Muhammad Masykur Izzy Baiquni
“Ketika seseorang membatasi tindakan yang akan dilakukannya, ia membatasi tindakan yang mampu dilakukannya” Charles Schwab
Beberapa hari ini saya menemani Ketua LP Ma’arif NU Kabupaten Malang dalam berbagai undangan acara wisuda. Beliau terus menghimbau bahwa pendidikan harus dikembangkan dengan rasa bahagia sebagai salah satu esensi dari Merdeka Belajar. Memahami Merdeka Belajar tidak bisa lepas dari kebahagiaan belajar untuk menemukan potensi. Guru menemukan potensi murid untuk terus ditumbuhkembangkan.

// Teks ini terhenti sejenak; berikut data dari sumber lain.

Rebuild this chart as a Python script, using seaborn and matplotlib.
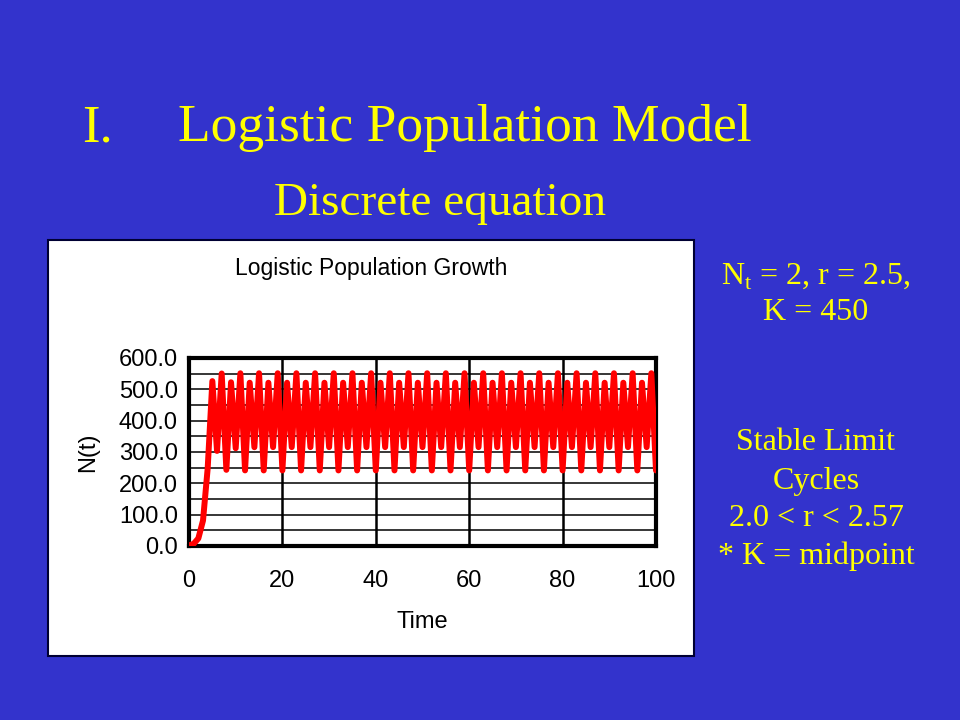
import numpy as np
import pandas as pd
import matplotlib.pyplot as plt
from matplotlib.patches import Rectangle
import seaborn as sns

# Population values (one per time step, 0..100)
time_steps = list(range(0, 101))
population = [
    2.0, 7.0, 24.2, 81.3,
    247.8, 526.2, 303.4, 550.5,
    243.1, 522.5, 312.1, 551.2,
    241.3, 521.1, 315.3, 551.3,
    241.2, 521.0, 315.6, 551.3,
    241.2, 521.0, 315.6, 551.3,
    241.2, 521.0, 315.6, 551.3,
    241.2, 521.0, 315.6, 551.3,
    241.2, 521.0, 315.6, 551.3,
    241.2, 521.0, 315.6, 551.3,
    241.2, 521.0, 315.6, 551.3,
    241.2, 521.0, 315.6, 551.3,
    241.2, 521.0, 315.6, 551.3,
    241.2, 521.0, 315.6, 551.3,
    241.2, 521.0, 315.6, 551.3,
    241.2, 521.0, 315.6, 551.3,
    241.2, 521.0, 315.6, 551.3,
    241.2, 521.0, 315.6, 551.3,
    241.2, 521.0, 315.6, 551.3,
    241.2, 521.0, 315.6, 551.3,
    241.2, 521.0, 315.6, 551.3,
    241.2, 521.0, 315.6, 551.3,
    241.2, 521.0, 315.6, 551.3,
    241.2, 521.0, 315.6, 551.3,
    241.2, 521.0, 315.6, 551.3,
    241.2,
]
y_ticks = [0, 100, 200, 300, 400, 500, 600]
x_ticks = [0, 20, 40, 60, 80, 100]

df = pd.DataFrame({'Time': time_steps, 'N': population})

sns.set_style('white')
plt.rcParams['font.family'] = ['Liberation Sans', 'DejaVu Sans']
plt.rcParams['mathtext.fontset'] = 'custom'
plt.rcParams['mathtext.rm'] = 'Liberation Serif'

W, H = 960, 720
fig = plt.figure(figsize=(9.6, 7.2), dpi=100)
fig.patch.set_facecolor('#3333CC')

# white chart box
fig.patches.append(Rectangle((48 / W, 1 - 656 / H), (694 - 48) / W, (656 - 240) / H,
                             transform=fig.transFigure, facecolor='white',
                             edgecolor='#000033', linewidth=1.5, zorder=-1))

ax = fig.add_axes([189 / W, 1 - 546 / H, (656 - 189) / W, (546 - 358) / H])
ax.set_zorder(2)
ax.set_facecolor('white')

# gridlines every 50 on y, every 20 on x
for yv in range(50, 600, 50):
    ax.axhline(yv, color='black', linewidth=1.1, zorder=1)
for xv in x_ticks[1:-1]:
    ax.axvline(xv, color='black', linewidth=1.8, zorder=1)

sns.lineplot(data=df, x='Time', y='N', color='#FF0000', linewidth=4.3, ax=ax, zorder=3,
             solid_joinstyle='round')

ax.set_xlim(0, 100)
ax.set_ylim(0, 600)
ax.set_xticks(x_ticks)
ax.set_yticks(y_ticks)
ax.set_yticklabels([f'{v:.1f}' for v in y_ticks])
ax.tick_params(axis='both', direction='out', length=5, width=1.2, color='black',
               labelsize=17, labelcolor='black')
ax.tick_params(axis='x', pad=12)
ax.tick_params(axis='y', pad=3)
for sp in ax.spines.values():
    sp.set_visible(True)
    sp.set_color('black')
    sp.set_linewidth(3)
ax.set_xlabel('Time', fontsize=17, labelpad=14, color='black')
ax.set_ylabel('N(t)', fontsize=17, labelpad=14, color='black')

fig.text(371 / W, 1 - 268 / H, 'Logistic Population Growth', fontsize=16.5,
         ha='center', va='center', color='black')

# slide titles
serif = ['Liberation Serif', 'DejaVu Serif']
yellow = '#FFFF00'
fig.text(82 / W, 1 - 128 / H, 'I.', fontsize=38, family=serif, color=yellow,
         ha='left', va='center')
fig.text(178 / W, 1 - 128 / H, 'Logistic Population Model', fontsize=38.5, family=serif,
         color=yellow, ha='left', va='center')
fig.text(440 / W, 1 - 204 / H, 'Discrete equation', fontsize=34, family=serif,
         color=yellow, ha='center', va='center')

side_lines = [
    (276, r'N$_\mathrm{t}$ = 2, r = 2.5,'),
    (313, 'K = 450'),
    (442, 'Stable Limit'),
    (481, 'Cycles'),
    (519, '2.0 < r < 2.57'),
    (556, '* K = midpoint'),
]
for yp, txt in side_lines:
    fig.text(816 / W, 1 - yp / H, txt, fontsize=23, family=serif, color=yellow,
             ha='center', va='center')

fig.savefig('out.png', dpi=100, facecolor=fig.get_facecolor())
plt.close(fig)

Harapannya adalah ketika seseorang memahami potensinya, Dia bisa fokus untuk mengembangkan potensi tersebut, fokus untuk terus melakukan pengembangan diri sesuai dengan potens yang dimiliki dan tidak harus menjadi seperti orang lain. Beragam assesment kemudian dibuat untuk mengukur potensi yang dimiliki oleh seseorang. Namun apakah bisa mengukur semua potensi yang dimilikinya?
Saya tertarik dengan apa yang ditulis oleh Robert J. Kriegel dan Louis Patler dalam Buku “If it Ain’t Broke… Break it” bahwa Kita semua (manusia) sama sekali tidak memiliki petunjuk tentang batasan-batasan manusia. Seluruh tes, penghitung waktu, dan garis akhir di dunia tidak mampu mengukur potensi manusia. Saat seseorang tengah mengejar impiannya, mereka akan melesat melampaui batasan-batasan mereka sendiri. Potensi yang ada di dalam diri kita tidak terbatas dan banyak belum dimanfaatkan. Ketika Anda memikirkan batasan, sesungguhnya Anda sendiri yang menciptakan batasan tersebut.

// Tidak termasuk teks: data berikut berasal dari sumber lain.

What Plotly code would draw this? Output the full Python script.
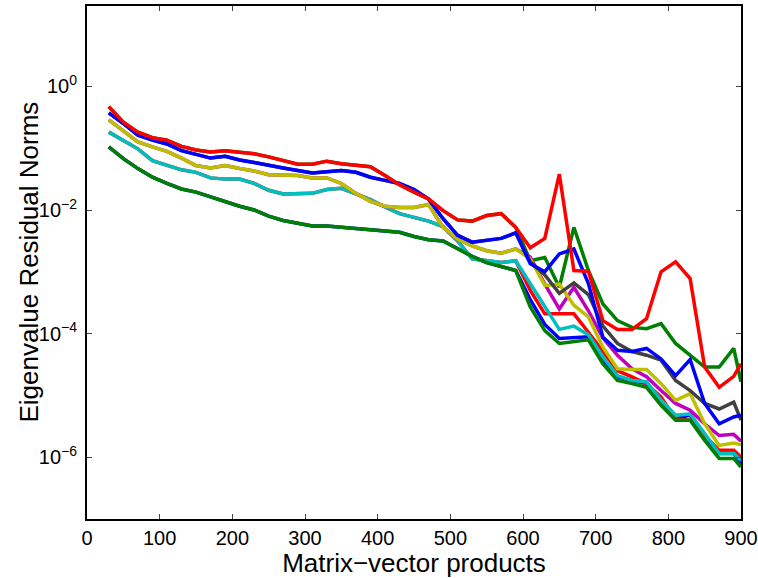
import plotly.graph_objects as go

# x positions (matrix-vector products)
x = [30, 50, 70, 90, 110, 130, 150, 170, 190, 210, 230, 250, 270, 290, 310,
     330, 350, 370, 390, 410, 430, 450, 470, 490, 510, 530, 550, 570, 590,
     610, 630, 650, 670, 690, 710, 730, 750, 770, 790, 810, 830, 850, 870, 890, 900]

# residual norms, one list per eigenvalue (colours follow the classic b,g,r,c,m,y,k cycle)
b1 = [0.105, 0.0676, 0.0468, 0.0339, 0.0269, 0.0219, 0.0195, 0.0162, 0.0138, 0.0115,
      0.0100, 0.00794, 0.00676, 0.00617, 0.00550, 0.00550, 0.00525, 0.00513, 0.00490, 0.00468,
      0.00437, 0.00372, 0.00331, 0.00316, 0.00234, 0.00178, 0.00141, 0.00120, 0.00105,
      3.55e-4, 1.41e-4, 8.32e-5, 8.71e-5, 8.91e-5, 3.72e-5, 2.00e-5, 1.74e-5, 1.55e-5,
      7.41e-6, 4.17e-6, 4.79e-6, 2.14e-6, 1.15e-6, 1.15e-6, 7.94e-7]
g1 = [0.47, 0.263, 0.182, 0.148, 0.135, 0.107, 0.0933, 0.0871, 0.0912, 0.0871,
      0.0813, 0.0724, 0.0631, 0.0550, 0.0550, 0.0617, 0.0562, 0.0537, 0.0501, 0.0363,
      0.0257, 0.0195, 0.0151, 0.00977, 0.00692, 0.00661, 0.00813, 0.00871, 0.00525,
      1.51e-3, 1.70e-3, 5.62e-4, 5.25e-3, 1.05e-3, 3.02e-4, 1.62e-4, 1.26e-4, 1.20e-4,
      1.45e-4, 6.92e-5, 4.47e-5, 2.88e-5, 2.88e-5, 5.75e-5, 1.66e-5]
r1 = [0.182, 0.135, 0.0977, 0.0631, 0.0537, 0.0447, 0.0407, 0.0331, 0.0316, 0.0316,
      0.0269, 0.0209, 0.0182, 0.0186, 0.0186, 0.0214, 0.0224, 0.0182, 0.0148, 0.0112,
      0.00871, 0.00759, 0.00661, 0.00537, 0.00316, 0.00162, 0.00151, 0.00141, 0.00151,
      5.01e-4, 2.09e-4, 2.09e-4, 2.09e-4, 1.05e-4, 5.01e-5, 2.51e-5, 2.00e-5, 1.55e-5,
      9.33e-6, 4.17e-6, 3.98e-6, 2.24e-6, 1.29e-6, 1.29e-6, 1.0e-6]
c1 = [0.182, 0.135, 0.0977, 0.0631, 0.0537, 0.0447, 0.0407, 0.0331, 0.0316, 0.0316,
      0.0269, 0.0209, 0.0182, 0.0186, 0.0186, 0.0214, 0.0224, 0.0182, 0.0148, 0.0112,
      0.00871, 0.00759, 0.00661, 0.00537, 0.00316, 0.00162, 0.00151, 0.00141, 0.00151,
      6.46e-4, 2.88e-4, 1.17e-4, 1.32e-4, 9.55e-5, 4.17e-5, 2.09e-5, 1.74e-5, 1.66e-5,
      8.32e-6, 4.79e-6, 5.01e-6, 2.40e-6, 1.15e-6, 1.15e-6, 8.91e-7]
m1 = [0.288, 0.191, 0.126, 0.105, 0.0891, 0.0692, 0.0525, 0.0479, 0.0525, 0.0468,
      0.0427, 0.0372, 0.0372, 0.0363, 0.0331, 0.0331, 0.0269, 0.0186, 0.0138, 0.0115,
      0.0110, 0.0110, 0.0123, 0.00525, 0.00339, 0.00263, 0.00219, 0.00200, 0.00234,
      1.74e-3, 6.31e-4, 2.51e-4, 5.62e-4, 2.34e-4, 8.51e-5, 4.47e-5, 2.69e-5, 2.00e-5,
      1.20e-5, 7.41e-6, 5.75e-6, 3.47e-6, 2.24e-6, 2.34e-6, 1.82e-6]
y1 = [0.288, 0.191, 0.126, 0.105, 0.0891, 0.0692, 0.0525, 0.0479, 0.0525, 0.0468,
      0.0427, 0.0372, 0.0372, 0.0363, 0.0331, 0.0331, 0.0269, 0.0186, 0.0138, 0.0115,
      0.0110, 0.0110, 0.0123, 0.00525, 0.00339, 0.00263, 0.00219, 0.00200, 0.00234,
      1.62e-3, 6.03e-4, 6.31e-4, 2.88e-4, 1.86e-4, 6.03e-5, 2.69e-5, 2.63e-5, 2.63e-5,
      1.55e-5, 8.32e-6, 1.07e-5, 3.47e-6, 1.55e-6, 1.70e-6, 1.58e-6]
k1 = [0.372, 0.251, 0.162, 0.135, 0.117, 0.0912, 0.0794, 0.0692, 0.0741, 0.0646,
      0.0589, 0.0525, 0.0479, 0.0437, 0.0398, 0.0417, 0.0437, 0.0407, 0.0339, 0.0302,
      0.0269, 0.0214, 0.0151, 0.00724, 0.00389, 0.00302, 0.00324, 0.00347, 0.00427,
      1.45e-3, 8.91e-4, 4.47e-4, 6.61e-4, 4.27e-4, 1.32e-4, 6.92e-5, 5.13e-5, 4.47e-5,
      3.72e-5, 1.74e-5, 1.20e-5, 7.41e-6, 6.03e-6, 7.76e-6, 3.98e-6]
b2 = [0.372, 0.251, 0.162, 0.135, 0.117, 0.0912, 0.0794, 0.0692, 0.0741, 0.0646,
      0.0589, 0.0525, 0.0479, 0.0437, 0.0398, 0.0417, 0.0437, 0.0407, 0.0339, 0.0302,
      0.0269, 0.0214, 0.0151, 0.00724, 0.00389, 0.00302, 0.00324, 0.00347, 0.00427,
      1.35e-3, 1.0e-3, 1.95e-3, 2.34e-3, 6.46e-4, 8.71e-5, 5.37e-5, 5.13e-5, 5.75e-5,
      3.89e-5, 2.09e-5, 3.80e-5, 7.41e-6, 3.47e-6, 4.47e-6, 4.79e-6]
g2 = [0.105, 0.0676, 0.0468, 0.0339, 0.0269, 0.0219, 0.0195, 0.0162, 0.0138, 0.0115,
      0.0100, 0.00794, 0.00676, 0.00617, 0.00550, 0.00550, 0.00525, 0.00513, 0.00490, 0.00468,
      0.00437, 0.00372, 0.00331, 0.00316, 0.00234, 0.00178, 0.00141, 0.00120, 0.00105,
      2.69e-4, 1.12e-4, 6.92e-5, 7.41e-5, 7.94e-5, 3.24e-5, 1.74e-5, 1.55e-5, 1.35e-5,
      6.92e-6, 3.98e-6, 3.98e-6, 1.86e-6, 9.55e-7, 9.55e-7, 6.92e-7]
r2 = [0.47, 0.263, 0.182, 0.148, 0.135, 0.107, 0.0933, 0.0871, 0.0912, 0.0871,
      0.0813, 0.0724, 0.0631, 0.0550, 0.0550, 0.0617, 0.0562, 0.0537, 0.0501, 0.0363,
      0.0257, 0.0195, 0.0151, 0.00977, 0.00692, 0.00661, 0.00813, 0.00871, 0.00525,
      2.45e-3, 3.47e-3, 0.0380, 1.05e-3, 1.02e-3, 1.62e-4, 1.17e-4, 1.17e-4, 1.74e-4,
      1.0e-3, 1.45e-3, 7.76e-4, 2.88e-5, 1.35e-5, 2.04e-5, 3.24e-5]

series = [b1, g1, r1, c1, m1, y1, k1, b2, g2, r2]
colors = ["#0000ff", "#008000", "#ff0000", "#00bfbf", "#bf00bf", "#bfbf00", "#404040",
          "#0000ff", "#008000", "#ff0000"]

x_ticks = [0, 100, 200, 300, 400, 500, 600, 700, 800, 900]
y_ticks = [1e-6, 1e-4, 1e-2, 1]
y_ticktext = ["10<sup>−6</sup>", "10<sup>−4</sup>", "10<sup>−2</sup>", "10<sup>0</sup>"]

FONT = "Liberation Sans, Arial, sans-serif"

fig = go.Figure()
for vals, col in zip(series, colors):
    fig.add_trace(go.Scatter(x=x, y=vals, mode="lines",
                             line=dict(color=col, width=3.5), showlegend=False,
                             hoverinfo="skip"))

axis_common = dict(showline=True, linecolor="black", linewidth=2, mirror="allticks",
                   ticks="inside", ticklen=5, tickwidth=1, tickcolor="#444",
                   showgrid=False, zeroline=False,
                   tickfont=dict(family=FONT, size=20, color="black"))

fig.update_xaxes(range=[0, 900], tickvals=x_ticks, ticklabelstandoff=0,
                 title=dict(text="Matrix−vector products",
                            font=dict(family=FONT, size=26, color="black"), standoff=2),
                 **axis_common)
fig.update_yaxes(type="log", range=[-7, 1.301], tickvals=y_ticks, ticktext=y_ticktext,
                 ticklabelstandoff=4, **axis_common)

fig.add_annotation(text="Eigenvalue Residual Norms", textangle=-90,
                   xref="paper", yref="paper", x=(28 - 87) / 654, y=0.5,
                   xanchor="center", yanchor="middle", showarrow=False,
                   font=dict(family=FONT, size=26, color="black"))

fig.update_layout(width=758, height=578,
                  margin=dict(l=87, r=17, t=6, b=59, autoexpand=False),
                  paper_bgcolor="white", plot_bgcolor="white",
                  font=dict(family=FONT, color="black"))

fig.write_html("out.html")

Begitu besarnya potensi manusia yang dianugerahkan oleh Allah swt dan wajib kita mensyukurinya. Namun pikiran saya kembali menyeruak, apakah seseorang bisa mencapai potensi yang dimiliki secara maksimal untuk digunakan?. Saya menemukan kutipan yang ditulis oleh Maxwell. Ia mengutip penjelasan yang ditulis oleh John Powell sang penulis The Secret of Staying in Love. John Powell menguraikan bahwa rerata seseorang hanya meraih 10% atas potensinya, hanya melihat 10% keindahan yang ada di sekitarnya, hanya mendengar 10% musik dan puisi, hanya mencium 10% wewangian, dan hanya merasakan 10 % nikmat hidup. Powell juga menulis bahwa banyak orang yang tidak mampu melihat atau memaksimalkan potensi mereka.
Seseorang akan lebih mudah mencapai potensinya ketika mereka memusatkan perhatian pada kekuatan mereka daripada kelemahan mereka. Disinilah saya pikir perlunya kesadaran untuk memahami potensi diri. Satu-satunya cara untuk mencapai potensi terbaik adalah dengan mengembangkan kekuatan yang ada dalam potensi diri.

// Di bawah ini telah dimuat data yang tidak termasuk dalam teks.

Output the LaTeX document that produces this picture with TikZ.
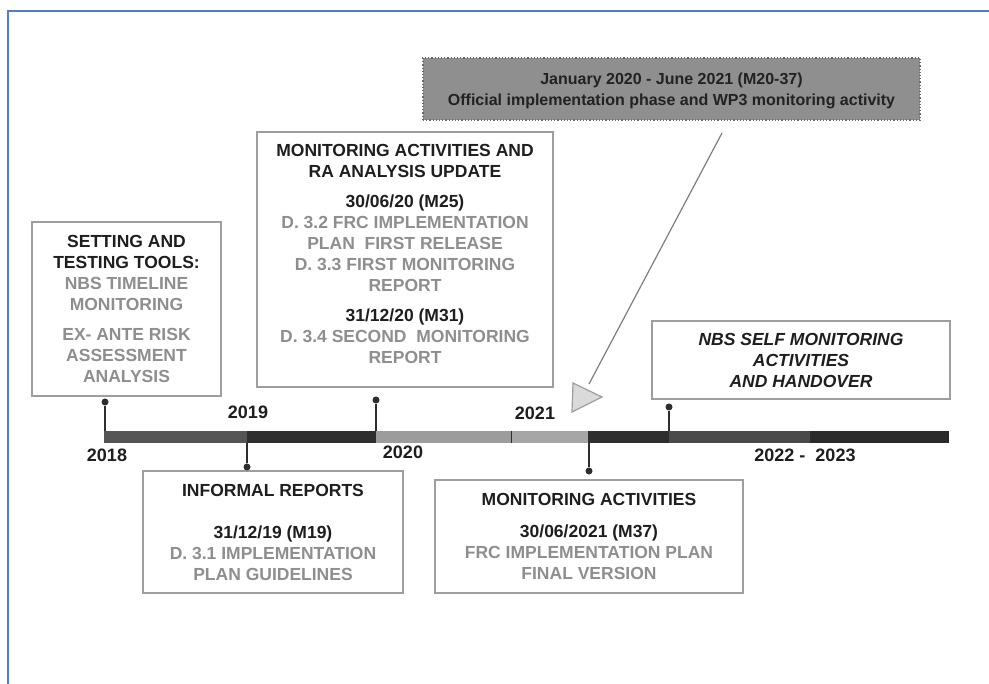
\documentclass[tikz,border=0pt]{standalone}
\usepackage{fontspec}
\setmainfont{Liberation Sans}
\usepackage{tikz}
\usetikzlibrary{arrows.meta}
\definecolor{frameblue}{HTML}{4F7FC8}
\definecolor{boxline}{HTML}{9E9E9E}
\definecolor{txtdark}{HTML}{1E1E1E}
\definecolor{txtgrey}{HTML}{8E8E8E}
\definecolor{phasefill}{HTML}{8F8F8F}
\definecolor{phaseline}{HTML}{6A6A6A}
\definecolor{pinline}{HTML}{2E2E2E}

\begin{document}
\begin{tikzpicture}[x=1pt,y=-1pt]
	\useasboundingbox (0,0) rectangle (989,684);
	\draw [frameblue, line width=1.5pt] (8,684) -- (8,11) -- (989,11);

	% timeline bar
	\fill [fill={rgb,255:red,85;green,85;blue,85}] (104,431) rectangle (247,443);
	\fill [fill={rgb,255:red,46;green,46;blue,46}] (247,431) rectangle (376,443);
	\fill [fill={rgb,255:red,156;green,156;blue,156}] (376,431) rectangle (511,443);
	\fill [fill={rgb,255:red,166;green,166;blue,166}] (511,431) rectangle (588,443);
	\fill [fill={rgb,255:red,46;green,46;blue,46}] (588,431) rectangle (669,443);
	\fill [fill={rgb,255:red,74;green,74;blue,74}] (669,431) rectangle (810,443);
	\fill [fill={rgb,255:red,43;green,43;blue,43}] (810,431) rectangle (949,443);
	\draw [pinline, line width=1pt] (511,431) -- (511,443);

	\begin{scope}[every node/.style={draw=boxline,line width=1.2pt,inner sep=0pt,align=center,text=txtdark,font=\bfseries\fontsize{17.5}{21}\selectfont}]
		\node [minimum width=189pt, minimum height=174pt] (setting) at (126.5,309)
			{SETTING AND\\TESTING TOOLS:\\\textcolor{txtgrey}{NBS TIMELINE}\\\textcolor{txtgrey}{MONITORING}\\[9pt]\textcolor{txtgrey}{EX- ANTE RISK}\\\textcolor{txtgrey}{ASSESSMENT}\\\textcolor{txtgrey}{ANALYSIS}};
		\node [minimum width=296pt, minimum height=255pt] (ra_update) at (405,259.5)
			{MONITORING ACTIVITIES AND\\RA ANALYSIS UPDATE\\[9pt]30/06/20 (M25)\\\textcolor{txtgrey}{D. 3.2 FRC IMPLEMENTATION}\\\textcolor{txtgrey}{PLAN\ \ FIRST RELEASE}\\\textcolor{txtgrey}{D. 3.3 FIRST MONITORING}\\\textcolor{txtgrey}{REPORT}\\[9pt]31/12/20 (M31)\\\textcolor{txtgrey}{D. 3.4 SECOND\ \ MONITORING}\\\textcolor{txtgrey}{REPORT}\\[-10pt]};
		\node [minimum width=298pt, minimum height=78pt, font=\bfseries\itshape\fontsize{17.5}{21}\selectfont] (self_mon) at (801,360)
			{NBS SELF MONITORING\\ACTIVITIES\\AND HANDOVER};
		\node [minimum width=260pt, minimum height=122pt] (informal) at (273,532)
			{INFORMAL REPORTS\\[21pt]31/12/19 (M19)\\\textcolor{txtgrey}{D. 3.1 IMPLEMENTATION}\\\textcolor{txtgrey}{PLAN GUIDELINES}};
		\node [minimum width=308pt, minimum height=113pt] (final_mon) at (589,536.5)
			{MONITORING ACTIVITIES\\[11pt]30/06/2021 (M37)\\\textcolor{txtgrey}{FRC IMPLEMENTATION PLAN}\\\textcolor{txtgrey}{FINAL VERSION}};
		\node [draw=phaseline, dotted, fill=phasefill, minimum width=497pt, minimum height=62pt, text={rgb,255:red,34;green,34;blue,34}, font=\bfseries\fontsize{16}{21}\selectfont] (phase) at (671.5,89)
			{\strut January 2020 - June 2021 (M20-37)\\Official implementation phase and WP3 monitoring activity};
	\end{scope}

	% year labels
	\begin{scope}[every node/.style={inner sep=0pt,text=txtdark,font=\bfseries\fontsize{18}{21}\selectfont}]
		\node (y_2018) at (107,455) {2018};
		\node (y_2019) at (248,412) {2019};
		\node (y_2020) at (403,452) {2020};
		\node (y_2021) at (535,413) {2021};
		\node (y_2022) at (805,455) {2022 -\ \ 2023};
	\end{scope}

	% pins
	\begin{scope}[every node/.style={circle,fill=pinline,inner sep=0pt,minimum size=7pt}]
		\node (p_1) at (105,402) {};
		\node (p_2) at (247,467) {};
		\node (p_3) at (376,400) {};
		\node (p_4) at (589,471) {};
		\node (p_5) at (669,407) {};
	\end{scope}
	\coordinate (b_1) at (105,431);
	\coordinate (b_2) at (247,443);
	\coordinate (b_3) at (376,431);
	\coordinate (b_4) at (589,443);
	\coordinate (b_5) at (669,431);
	\begin{scope}[pinline, line width=1.3pt]
		\path [draw] (p_1) edge (b_1);
		\path [draw] (p_2) edge (b_2);
		\path [draw] (p_3) edge (b_3);
		\path [draw] (p_4) edge (b_4);
		\path [draw] (p_5) edge (b_5);
	\end{scope}

	% pointer from the phase box
	\coordinate (arr_s) at (722,133);
	\coordinate (arr_e) at (589,384);
	\draw [boxline!80!black, line width=1.2pt] (arr_s) -- (arr_e);
	\draw [boxline, line width=1.2pt, fill={rgb,255:red,218;green,218;blue,218}] (573,383) -- (602,397) -- (572,412) -- cycle;
\end{tikzpicture}
\end{document}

Tentunya untuk mencapai kekuatan potensi maksimal kita akan mendapatkan beragam tantangan. Sebuah komentar yang disampaikan oleh Sharon Wood, seorang wanita pendaki Gunung Everest, ia berkata “Saya mendapati bahwa ini bukan kekuatan fisik, tapi masalah kekuatan psikologis. Keinginan menaklukkan gunung berada dalam pikiran saya untuk menembus penghalang yang membatasi diri saya, lalu menerobos sesuatu yang disebut sebagai potensi, yang 90 % jarang kita gunakan.”